1
votes

I was considering using cockroachdb for writing data in 3rd Normal Form with ACID guarantees. So all writes will get diverted to cockroachdb.

The reads could all be point lookup based on rowkey to Cassandra. I believe such a read setup will eliminate need for redis caching since Cassandra will give fast reads by itself. So Cassandra tables will be denormalized based on access paths.

There could be event based sync from insert/update/delete inside cockroachdb normalized schema to insert/update/delete to cassandra denormalzied schema.

Question 1 :

Does this read / write separation fit into a valid usecase for using cockroachdb ? The intention is to reduce joins and have fast reads as well as writes. Cockroachdb becomes single source of truth ingesting also Event sourcing kind data. And other databases like cassandra and elasticsearch become query projections that are kept in sync eventually.

Question 2 :

Does this setup fit with financial transactions where N statements need to be done atomically ? From my understanding, lets assume there are N SQL statements that are done transactionally inside cockroachdb 3NF schema. After this, the reads happen from Cassandra/ElasticSearch which will be not yet in sync due to sync latency. In this eventual consistency scenario, if user sends another command to achieve same result from other machine in parallel, this will go to command handler which will lookup in cockroachdb. I think since CockroachDb is ACID compliant, we will be assuringly invalidating command during command validation step after lookup to cockroachdb. I believe in this cockroachdb will throw optimistic lock exception since one transaction writing to same table is already in progress. So the question is - in such scenarios, should we read as well from CockroachDB instead of Cassandra / ElasticSearch ?

Question 3

Last usecase I had in mind was to have cockroachdb serve the role what a spark cluster will do with cassandra with respect to aggregations. We can do aggregation inside cockroachdb which has all data and store in pre-aggregated tables in cassandra. Though ElasticSearch is also capable of doing aggregation, here is question - does this usecase also sounds correct w.r.t using cockroachdb instead of elasticsearch for aggregation ?

1

1 Answers

2
votes

As a general guideline, I would recommend designing the system from scratch instead of starting with such a complex architecture. If you start with CockroachDB as your "single source of truth", how far can you go with CockroachDB alone? Do you have performance requirements that can only be met with a caching layer? Do you need a separate system for aggregation/reporting? If the answer is "yes", then you can start thinking about what form those components should take.

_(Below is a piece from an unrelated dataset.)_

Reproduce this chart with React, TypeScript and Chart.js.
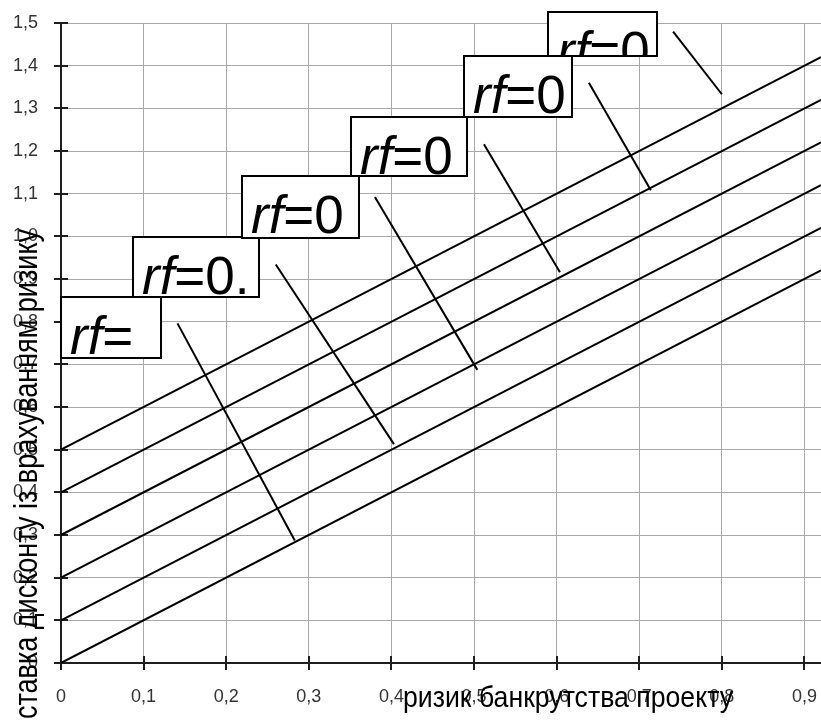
import React, { useEffect, useRef } from "react";
import { Chart, registerables } from "chart.js";

Chart.register(...registerables);

// ---- data ----
const X_TICKS = [0, 0.1, 0.2, 0.3, 0.4, 0.5, 0.6, 0.7, 0.8, 0.9];
const X_TICK_LABELS = ["0", "0,1", "0,2", "0,3", "0,4", "0,5", "0,6", "0,7", "0,8", "0,9"];
const Y_TICKS = [0, 0.1, 0.2, 0.3, 0.4, 0.5, 0.6, 0.7, 0.8, 0.9, 1.0, 1.1, 1.2, 1.3, 1.4, 1.5];
const Y_TICK_LABELS = ["0", "0,1", "0,2", "0,3", "0,4", "0,5", "0,6", "0,7", "0,8", "0,9", "1,0", "1,1", "1,2", "1,3", "1,4", "1,5"];
const X_MIN = 0;
const X_MAX = 0.92;
const Y_MIN = 0;
const Y_MAX = 1.5;

// risk-free lines: value at x = 0 and at x = 0.92
const LINE_X = [0, 0.92];
const LINE_START = [0, 0.1, 0.2, 0.3, 0.4, 0.5];
const LINE_END = [0.92, 1.02, 1.12, 1.22, 1.32, 1.42];

// leader lines (from label to line)
const LEADER_FROM_X = [0.141, 0.26, 0.38, 0.512, 0.639, 0.741];
const LEADER_FROM_Y = [0.796, 0.934, 1.092, 1.216, 1.36, 1.48];
const LEADER_TO_X = [0.283, 0.403, 0.504, 0.604, 0.714, 0.8];
const LEADER_TO_Y = [0.287, 0.513, 0.687, 0.916, 1.108, 1.333];

// label boxes: top-left corner in data units
const BOX_TEXT = ["rf=", "rf=0.", "rf=0", "rf=0", "rf=0", "rf=0"];
const BOX_X = [0.0, 0.087, 0.219, 0.351, 0.4875, 0.589];
const BOX_Y = [0.858, 0.998, 1.141, 1.28, 1.423, 1.526];

const X_TITLE = "ризик банкрутства проекту";
const Y_TITLE = "ставка дисконту із врахуванням ризику";

// ---- styles ----
const BOX_W = [100, 126, 117, 116, 108, 109];
const BOX_H = [61, 60, 62, 59, 61, 44];
const FONT = '"Liberation Sans", Arial, sans-serif';

const overlayPlugin = {
  id: "overlay",
  beforeDatasetsDraw(chart: any) {
    const { ctx, chartArea } = chart;
    const xs = chart.scales.x;
    const ys = chart.scales.y;
    const { left, right, bottom, top } = chartArea;
    ctx.save();
    ctx.strokeStyle = "#1e1e1e";
    ctx.lineWidth = 2;
    ctx.beginPath();
    ctx.moveTo(left, top);
    ctx.lineTo(left, bottom);
    ctx.moveTo(left, bottom);
    ctx.lineTo(right, bottom);
    ctx.stroke();
    ctx.beginPath();
    Y_TICKS.forEach((v) => {
      const py = Math.round(ys.getPixelForValue(v));
      ctx.moveTo(left - 7, py);
      ctx.lineTo(left + 7, py);
    });
    X_TICKS.forEach((v) => {
      const px = Math.round(xs.getPixelForValue(v));
      ctx.moveTo(px, bottom - 7);
      ctx.lineTo(px, bottom + 7);
    });
    ctx.stroke();
    ctx.restore();
  },
  afterDatasetsDraw(chart: any) {
    const { ctx } = chart;
    const xs = chart.scales.x;
    const ys = chart.scales.y;
    ctx.save();
    BOX_TEXT.forEach((t, i) => {
      const x = Math.round(xs.getPixelForValue(BOX_X[i]));
      const y = Math.round(ys.getPixelForValue(BOX_Y[i]));
      const w = BOX_W[i];
      const h = BOX_H[i];
      ctx.fillStyle = "#ffffff";
      ctx.fillRect(x, y, w, h);
      ctx.save();
      ctx.beginPath();
      ctx.rect(x, y, w, h);
      ctx.clip();
      ctx.fillStyle = "#000";
      ctx.textBaseline = "alphabetic";
      ctx.textAlign = "left";
      ctx.font = `italic 53px ${FONT}`;
      const it = t.slice(0, 2);
      ctx.fillText(it, x + 9, y + 57);
      const wi = ctx.measureText(it).width;
      ctx.font = `53px ${FONT}`;
      ctx.fillText(t.slice(2), x + 9 + wi, y + 57);
      ctx.restore();
      ctx.strokeStyle = "#000";
      ctx.lineWidth = 2;
      ctx.strokeRect(x, y, w, h);
    });
    ctx.restore();
  },
  afterDraw(chart: any) {
    const { ctx } = chart;
    ctx.save();
    ctx.fillStyle = "#000";
    // x title
    ctx.font = `29px ${FONT}`;
    ctx.textAlign = "center";
    ctx.textBaseline = "alphabetic";
    const xw = ctx.measureText(X_TITLE).width;
    ctx.save();
    ctx.translate(568, 707);
    ctx.scale(330 / xw, 1);
    ctx.fillText(X_TITLE, 0, 0);
    ctx.restore();
    // y title
    ctx.font = `34px ${FONT}`;
    const yw = ctx.measureText(Y_TITLE).width;
    ctx.save();
    ctx.translate(37, 229);
    ctx.rotate(-Math.PI / 2);
    ctx.scale(490 / yw, 1);
    ctx.textAlign = "right";
    ctx.fillText(Y_TITLE, 0, 0);
    ctx.restore();
    ctx.restore();
  },
};

const zeroPad = (s: any) => {
  s.paddingTop = 0;
  s.paddingBottom = 0;
  s.paddingLeft = 0;
  s.paddingRight = 0;
};

export default function App() {
  const ref = useRef<HTMLCanvasElement | null>(null);
  useEffect(() => {
    if (!ref.current) return;
    Chart.defaults.font.family = FONT;
    const lineSets = LINE_START.map((s, i) => ({
      label: "line" + i,
      data: [
        { x: LINE_X[0], y: s },
        { x: LINE_X[1], y: LINE_END[i] },
      ],
      showLine: true,
      borderColor: "#000",
      borderWidth: 2,
      pointRadius: 0,
      fill: false,
    }));
    const leaderSets = LEADER_FROM_X.map((fx, i) => ({
      label: "leader" + i,
      data: [
        { x: fx, y: LEADER_FROM_Y[i] },
        { x: LEADER_TO_X[i], y: LEADER_TO_Y[i] },
      ],
      showLine: true,
      borderColor: "#000",
      borderWidth: 2,
      pointRadius: 0,
      fill: false,
      clip: false,
    }));
    const chart = new Chart(ref.current, {
      type: "scatter",
      data: { datasets: [...lineSets, ...leaderSets] as any },
      options: {
        responsive: false,
        animation: false,
        devicePixelRatio: 1,
        layout: { padding: { top: 23, right: 0, left: 0, bottom: 0 } },
        plugins: { legend: { display: false }, tooltip: { enabled: false } },
        scales: {
          x: {
            type: "linear",
            min: X_MIN,
            max: X_MAX,
            afterBuildTicks: (s: any) => {
              s.ticks = X_TICKS.map((v) => ({ value: v }));
            },
            afterFit: (s: any) => {
              s.height = 58;
              zeroPad(s);
            },
            grid: { color: "#a8a8a8", lineWidth: 1, drawTicks: false },
            border: { display: false },
            ticks: {
              padding: 23,
              color: "#333333",
              font: { size: 18, family: FONT },
              autoSkip: false,
              maxRotation: 0,
              callback: (_v: any, i: number) => X_TICK_LABELS[i],
            },
          },
          y: {
            type: "linear",
            min: Y_MIN,
            max: Y_MAX,
            afterBuildTicks: (s: any) => {
              s.ticks = Y_TICKS.map((v) => ({ value: v }));
            },
            afterFit: (s: any) => {
              s.width = 61;
              zeroPad(s);
            },
            grid: { color: "#a8a8a8", lineWidth: 1, drawTicks: false },
            border: { display: false },
            ticks: {
              padding: 23,
              color: "#333333",
              font: { size: 18, family: FONT },
              autoSkip: false,
              callback: (_v: any, i: number) => Y_TICK_LABELS[i],
            },
          },
        },
      },
      plugins: [overlayPlugin],
    });
    return () => chart.destroy();
  }, []);
  return (
    <div style={{ position: "absolute", left: 0, top: 0, width: 821, height: 721, background: "#fff" }}>
      <canvas ref={ref} width={821} height={721} style={{ display: "block" }} />
    </div>
  );
}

There could be event based sync from insert/update/delete inside cockroachdb normalized schema to insert/update/delete to cassandra denormalzied schema.

Note that CockroachDB does not yet have a good way to stream updates into an external system, so this won't be easy to do.

For your specific questions:

  1. A read cache can be a valuable addition to a system, but it also adds a lot of complexity so don't introduce one until you know you need it. You can denormalize things in a SQL database too, and features like CockroachDB's interleaved tables can reduce the need for denormalization.

  2. You only have transactional guarantees for reads that go to CockroachDB in a transaction. The exact behavior here is going to depend on how your transaction is written. For example, two "add a comment" transactions could both apply without conflicting with each other, depending on your schema. You may need to guard against this by giving things appropriate unique IDs or doing a SELECT at the beginning of your transaction to ensure that the state of the database is as you expect. (Also, don't make too many assumptions about "optimistic lock exceptions". CockroachDB's concurrency is a mix of optimistic and pessimistic models)

  3. Again, it depends. ElasticSearch can do a lot of things that CockroachDB can't, and CockroachDB doesn't (yet) do much pre-aggregation. But SQL is a very flexible language for aggregation and reporting, so you may be able to do what you need in CockroachDB.